Lo yoga si dà allo sport e scalda i muscoli per i Giochi Olimpici

Da disciplina spirituale a specialità atletica ispirata al body building

Lo yoga si dà allo sport  e scalda i muscoli  per i Giochi  Olimpici

da Londra

Dal misticismo ascetico della non violenza alla mondanità del talk show televisivi. Da disciplina spirituale per il ricongiungimento con Dio a moda hollywoodiana, stile di vita per star. Dall’India a Beverly Hills, passando per Londra, sede nel 2012 dei Giochi Olimpici, che gli smaliziati guru dell’ultima generazione vogliono trasformare in palcoscenico per la consacrazione dello yoga per tutti. Non più, non solo, esercizio spirituale sublimato dallo sforzo fisico, ma virtuosismo ginnico-corporeo. Un’evoluzione che porta lo yoga sempre più lontano dalla sua millenaria tradizione.
Per adesso si tratta solo del vago miraggio di un maestro, Bikram Choudhury, che vuole veder atleti sfidarsi a colpi di «posizioni», da quella del loto a quelle della locusta e della montagna. L’ennesima variazione di una disciplina con un’origine fortemente spirituale, di derivazione religiosa (l’unione dell’anima con Ishvara, il Signore), dimenticata, o comunque tralasciata, a favore di un’interpretazione più «sportiva», sbilanciata verso il riequilibrio psicofisico dell’uomo. Come nel caso della sua versione agonistica. Lo yoga per competere e vincere. Tutto il contrario dei suoi «comandamenti morali universali» prettamente non competiti, le cinque astensioni su cui si fonda la sua etica: la non-violenza, l’astensione dalla bramosia del possedere, la liberazione dall’avidità, la castità, l’aderenza al vero.
«Se tutto ciò che interessa è effettuare una postura senza respirazione né comprensione, allora è meglio andare in palestra - il commento di Elizabeth Stanley, direttrice del centro londinese Life Centre -. La competizione è un anatema dello yoga: mette a rischio la sua natura, che si basa sull’accettare chi si è e dove ci si trova».
Dalla ricerca della verità alla ricerca di una medaglia.

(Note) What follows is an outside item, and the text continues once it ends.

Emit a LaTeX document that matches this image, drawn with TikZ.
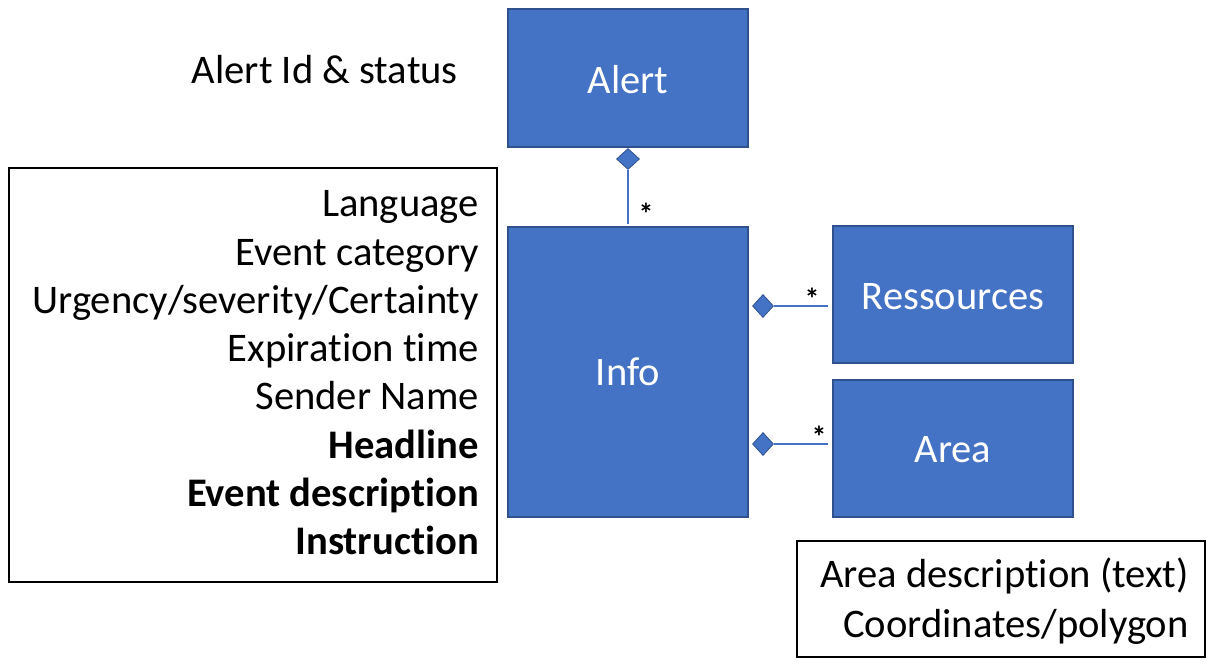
\documentclass[tikz,border=0pt]{standalone}
\usepackage{fontspec}
\setmainfont{Carlito}[Ligatures=NoCommon]
\usetikzlibrary{shapes.geometric}
\definecolor{boxfill}{HTML}{4472C4}
\definecolor{boxline}{HTML}{2F528F}
\begin{document}
\begin{tikzpicture}[x=1pt,y=-1pt,
  cls/.style={draw=boxline,fill=boxfill,line width=1.8pt,inner sep=0pt},
  clslabel/.style={text=white,font=\fontsize{40.5}{48}\selectfont},
  txt/.style={font=\fontsize{40.6}{48}\selectfont,inner sep=0pt},
  btxt/.style={font=\fontsize{40.6}{48}\bfseries\selectfont,inner sep=0pt},
  frame/.style={draw=black,line width=1.3pt},
  dia/.style={diamond,draw=boxline,fill=boxfill,line width=0.8pt,inner sep=0pt,minimum width=23pt,minimum height=21pt},
  conn/.style={draw=boxfill,line width=1.3pt},
  star/.style={font=\fontsize{30}{30}\bfseries\selectfont,inner sep=0pt}]
\useasboundingbox (0,0) rectangle (1216,667);
% classes
\draw[cls] (508,9) rectangle (748,147);
\node[clslabel] (alert) at (628,80) {Alert};
\draw[cls] (508,227) rectangle (748,517);
\node[clslabel] (info) at (628,372) {Info};
\draw[cls] (833,226) rectangle (1073,363);
\node[clslabel] (res) at (953,297) {Ressources};
\draw[cls] (833,380) rectangle (1073,517);
\node[clslabel] (area) at (953,450) {Area};
% connectors
\node[dia] (d1) at (628,159) {};
\coordinate (e1) at (628,224);
\draw[conn] (d1.south) -- (e1);
\node[star] (s1) at (646,214) {*};
\node[dia,minimum width=21pt,minimum height=23pt] (d2) at (763,306) {};
\coordinate (e2) at (828,306);
\draw[conn] (d2.east) -- (e2);
\node[star] (s2) at (812,299) {*};
\node[dia,minimum width=21pt,minimum height=23pt] (d3) at (763,444) {};
\coordinate (e3) at (828,444);
\draw[conn] (d3.east) -- (e3);
\node[star] (s3) at (819,437) {*};
% texts
\node[txt,anchor=base east] (ais) at (458,83) {Alert Id \& status};
\draw[frame] (9,168) rectangle (497,582);
\node[txt,anchor=base east] (t1) at (479,216) {Language};
\node[txt,anchor=base east] (t2) at (479,265) {Event category};
\node[txt,anchor=base east] (t3) at (479,313) {Urgency/severity/Certainty};
\node[txt,anchor=base east] (t4) at (479,361) {Expiration time};
\node[txt,anchor=base east] (t5) at (479,409) {Sender Name};
\node[btxt,anchor=base east] (t6) at (479,458) {Headline};
\node[btxt,anchor=base east] (t7) at (479,506) {Event description};
\node[btxt,anchor=base east] (t8) at (479,554) {Instruction};
\draw[frame] (797,541) rectangle (1205,657);
\node[txt,anchor=base east] (a1) at (1189,587) {Area description (text)};
\node[txt,anchor=base east] (a2) at (1189,637) {Coordinates/polygon};
\end{tikzpicture}
\end{document}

Nel Regno Unito lo yoga competitivo esiste già da tempo, organizzato in due campionati nazionali (maschile e femminile). I concorrenti hanno a disposizione tre minuti per prodursi in cinque posizioni obbligatorie, seguite da tre libere. I voti dei giudici - dall’uno al dieci - misurano la tecnica, i movimenti, la coordinazione e la grazia. Niente soldi per i vincitori che lo scorso dicembre si sono affrontati a Londra in occasione dei «nazionali». Il premio erano due biglietti per Los Angeles dove il prossimo febbraio gareggeranno in una sorta di mondiale contro altri concorrenti provenienti da 20 nazioni. Tra le scuole che più hanno saputo sfruttare commercialmente la tradizione yoga, organizzando in tutto il mondo corsi e concorsi, c’è il Bikram yoga. Una sequenza di 26 posizioni (asana), e di due esercizi di respirazione (pranayama), effettuata in 90 minuti in una stanza riscaldata a 40 gradi. Nata dalla mente di Choudhury, un sessantenne guru indiano che già a 12 anni gareggiava. Emigrato a Los Angeles, il suo «yoga sudato» ha conquistato Hollywood, incantando Madonna, Julia Roberts e Gwyneth Paltrow. Mentre Choudhury si gode il lusso nella sua meravigliosa villa di Beverly Hills, spostandosi in Rolls Royce e regalandosi abiti sartoriali, sua moglie Rajashree si preoccupa di monetizzare la disciplina.

Così dopo aver messo il copyright sulle 28 posizioni, ora esercita pressioni sul Cio perché il Bikram diventi una disciplina olimpica. «Agli ultimi mondiali sono intervenuti alcuni membri del comitato olimpico e sembravano sinceramente convinti dell’opportunità dello yoga ai Giochi», il commento di Rajashree.